Thoughts From The Plane
“Nia, who do you think you are?”
This is the question running through my mind as I sit on the plane in transit to Santo Domingo. Here's what I know: I am a Black student. International travel is not the norm for people who look like me. I am among the small percentage to have this opportunity. I can not help but wonder... what makes me so special?
I am a Black American, a student, a woman, and a global traveler. However, I am quick to distance myself from the American part of my identity. I know that with this designation comes the stigma that to be American is to be privileged and wealthy. I try to detach myself from this perceived “privilege” which could easily inhibit efforts to fully immerse myself in another culture. However, as a citizen of the United States, I acknowledge that I am afforded financial opportunities that allow me to do things people in other countries may not be able to do as often, such as global travel. The more I ruminate on this idea of “American privilege” the more necessary it becomes for me to reevaluate the definition of “privilege”.
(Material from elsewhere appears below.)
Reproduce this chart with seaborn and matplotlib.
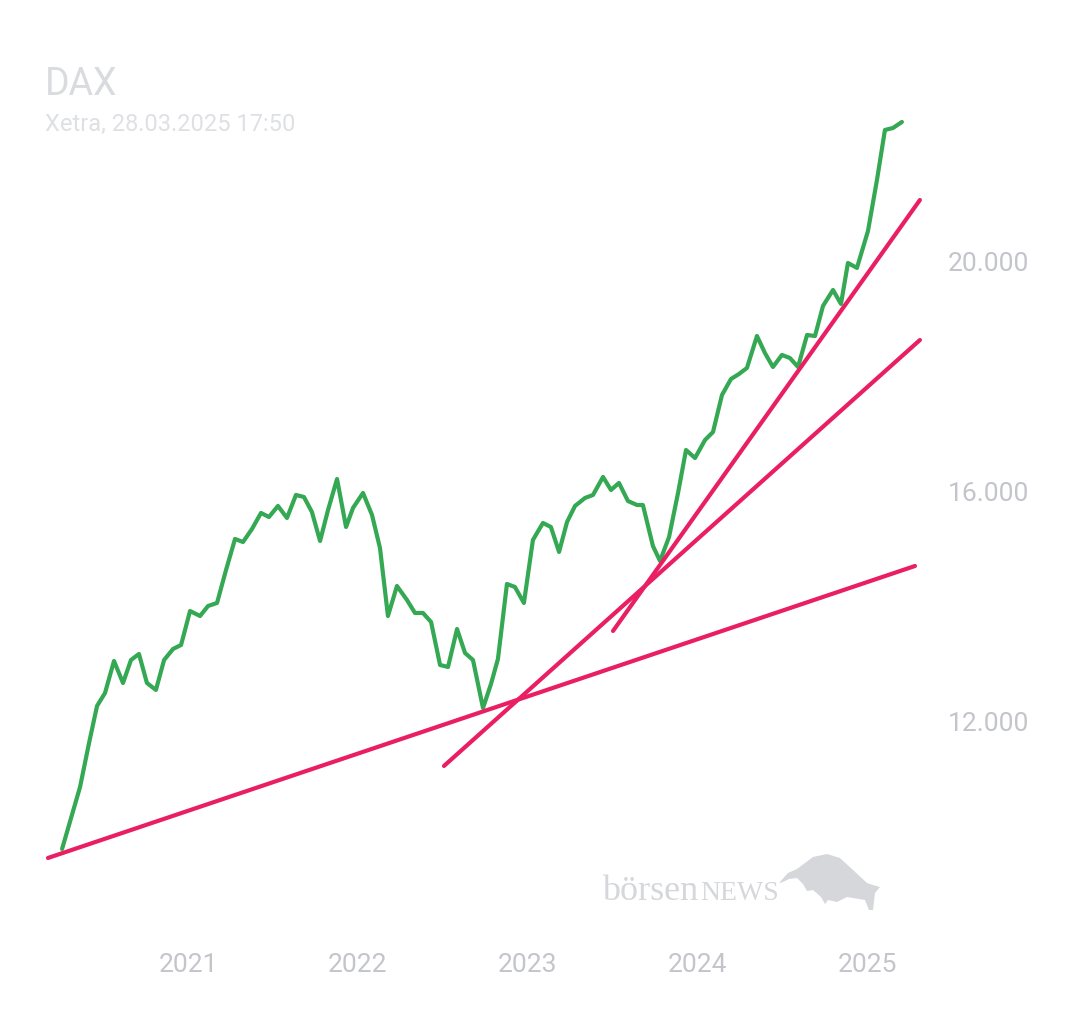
import matplotlib
matplotlib.use("Agg")
import matplotlib.pyplot as plt
from matplotlib.patches import Polygon
from matplotlib.ticker import FuncFormatter
import seaborn as sns
import pandas as pd

# ---- data ----
years = [2020.258, 2020.311, 2020.364, 2020.417, 2020.464, 2020.511, 2020.564, 2020.617, 2020.664, 2020.711,
         2020.758, 2020.811, 2020.859, 2020.912, 2020.959, 2021.012, 2021.071, 2021.118, 2021.171, 2021.224,
         2021.277, 2021.324, 2021.377, 2021.430, 2021.477, 2021.530, 2021.583, 2021.636, 2021.683, 2021.730,
         2021.778, 2021.825, 2021.878, 2021.931, 2021.972, 2022.031, 2022.084, 2022.131, 2022.178, 2022.231,
         2022.290, 2022.337, 2022.384, 2022.432, 2022.485, 2022.532, 2022.585, 2022.632, 2022.679, 2022.738,
         2022.785, 2022.826, 2022.879, 2022.926, 2022.979, 2023.032, 2023.091, 2023.138, 2023.186, 2023.233,
         2023.280, 2023.339, 2023.386, 2023.445, 2023.492, 2023.539, 2023.592, 2023.645, 2023.680, 2023.739,
         2023.781, 2023.834, 2023.887, 2023.934, 2023.987, 2024.046, 2024.093, 2024.146, 2024.199, 2024.246,
         2024.293, 2024.352, 2024.399, 2024.446, 2024.499, 2024.546, 2024.594, 2024.647, 2024.694, 2024.741,
         2024.800, 2024.847, 2024.888, 2024.941, 2025.006, 2025.059, 2025.106, 2025.153, 2025.206]
dax = [9791, 10330, 10870, 11635, 12278, 12504, 13061, 12678, 13078, 13183,
       12678, 12557, 13078, 13270, 13339, 13930, 13843, 14017, 14070, 14643,
       15183, 15130, 15357, 15635, 15565, 15757, 15548, 15948, 15913, 15652,
       15148, 15687, 16226, 15391, 15722, 15983, 15600, 15026, 13843, 14365,
       14122, 13896, 13896, 13739, 12991, 12957, 13617, 13200, 13078, 12243,
       12661, 13096, 14400, 14348, 14070, 15165, 15461, 15391, 14957, 15478,
       15757, 15896, 15948, 16261, 16035, 16157, 15843, 15774, 15774, 15061,
       14800, 15217, 15983, 16730, 16591, 16904, 17043, 17687, 17965, 18052,
       18157, 18713, 18417, 18174, 18383, 18330, 18174, 18730, 18713, 19235,
       19513, 19270, 19983, 19896, 20539, 21426, 22296, 22330, 22435]

trend_start_year = [2020.175, 2022.508, 2023.504]
trend_end_year = [2025.283, 2025.312, 2025.312]
trend_start_value = [9635, 11235, 13583]
trend_end_value = [14713, 18643, 21078]

year_ticks = [2021, 2022, 2023, 2024, 2025]
value_ticks = [12000, 16000, 20000]

title = "DAX"
subtitle = "Xetra, 28.03.2025 17:50"

# ---- style ----
sns.set_theme(style="white")
plt.rcParams["font.family"] = ["Roboto", "DejaVu Sans"]

GREEN = "#34a853"
PINK = "#e91e63"
TICK = "#c3c5cb"
TITLE = "#dadbdf"
SUB = "#dfe0e3"
MARK = "#d5d7db"

W, H = 1080, 1013
fig = plt.figure(figsize=(W / 100, H / 100), dpi=100)
fig.patch.set_facecolor("white")

ax_l, ax_r, ax_t, ax_b = 40, 925, 100, 900
ax = fig.add_axes([ax_l / W, 1 - ax_b / H, (ax_r - ax_l) / W, (ax_b - ax_t) / H])
ax.set_facecolor("white")

df = pd.DataFrame({"year": years, "value": dax})
sns.lineplot(data=df, x="year", y="value", ax=ax, color=GREEN, linewidth=3.0,
             sort=False, estimator=None, zorder=2)

for i in range(len(trend_start_year)):
    tdf = pd.DataFrame({"year": [trend_start_year[i], trend_end_year[i]],
                        "value": [trend_start_value[i], trend_end_value[i]]})
    sns.lineplot(data=tdf, x="year", y="value", ax=ax, color=PINK, linewidth=3.0,
                 sort=False, estimator=None, zorder=3)

ax.set_xlim(2020.128, 2025.342)
ax.set_ylim(8904, 22817)

ax.set_xticks(year_ticks)
ax.set_xticklabels([str(y) for y in year_ticks])
ax.set_yticks(value_ticks)
ax.yaxis.set_major_formatter(FuncFormatter(lambda v, p: f"{v:,.0f}".replace(",", ".")))
ax.yaxis.tick_right()
ax.tick_params(axis="x", length=0, pad=38, labelsize=19, labelcolor=TICK)
ax.tick_params(axis="y", length=0, pad=16.5, labelsize=19, labelcolor=TICK)
ax.set_xlabel("")
ax.set_ylabel("")
for s in ax.spines.values():
    s.set_visible(False)
ax.grid(False)

# titles
fig.text(45 / W, 1 - 95 / H, title, fontsize=27, color=TITLE, va="baseline", ha="left")
fig.text(45 / W, 1 - 131 / H, subtitle, fontsize=17, color=SUB, va="baseline", ha="left")

# watermark
fig.text(602 / W, 1 - 900 / H, "börsen", fontsize=26, color=MARK, va="baseline", ha="left",
         family=["Liberation Serif", "DejaVu Serif"])
fig.text(700 / W, 1 - 900 / H, "NEWS", fontsize=20, color=MARK, va="baseline", ha="left",
         family=["Liberation Serif", "DejaVu Serif"])
bull_px = [(779, 883), (788, 873), (797, 869), (813, 857), (827, 854), (840, 858), (853, 870),
           (867, 883), (873, 885), (880, 887), (875, 893), (873, 910), (869, 910), (865, 900),
           (847, 897), (837, 902), (828, 900), (825, 904), (821, 897), (813, 890), (807, 891),
           (803, 884), (797, 878), (789, 879), (783, 882)]
bull = Polygon([(x / W, 1 - y / H) for x, y in bull_px], closed=True, facecolor=MARK,
               edgecolor="none", transform=fig.transFigure)
fig.add_artist(bull)

fig.savefig("out.png", dpi=100, facecolor="white")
In the U.S. we have a capitalistic obsession of associating our levels of success with how much we own. This is why it seems so fitting to attach the label of “privilege” to an American. Our society equates privilege to wealth and materials rather than what we make of life itself. We may have better access to technology or money and clothes....but why do those consists of our main definition of privilege? Why don’t we associate privilege with having the opportunity to learn and speak our ancestral language? Why don’t we associate privilege with being able to walk down the street without the fear of being shot by law enforcement officials? As a Black American, I speak English because I did not have the option of knowing how to speak something other than a language that my ancestors were forced to learn while forgetting their own. As a Black American, simply leaving the house is a risk nowadays. As a Black woman, no such privilege exists for me.
To deconstruct and expand how I define or view American privilege is not to ignore that I have access to resources that some may be deprived of. Rather it allows me to view the differences in cultures that I have overlooked or assumed to be invaluable, as relevant to my life. It allows me to see beauty and importance in traditions and practices that are marginalized as backwards or primitive.
When I arrive in the Dominican Republic, I yearn to discover that there is more to life than the things that I acquire. I am excited to leave my material comforts behind, to rely more on my mind and less on my phone, to drop English and to speak something new. I am excited to be challenged in ways that make me continue to define who I am as a Black woman.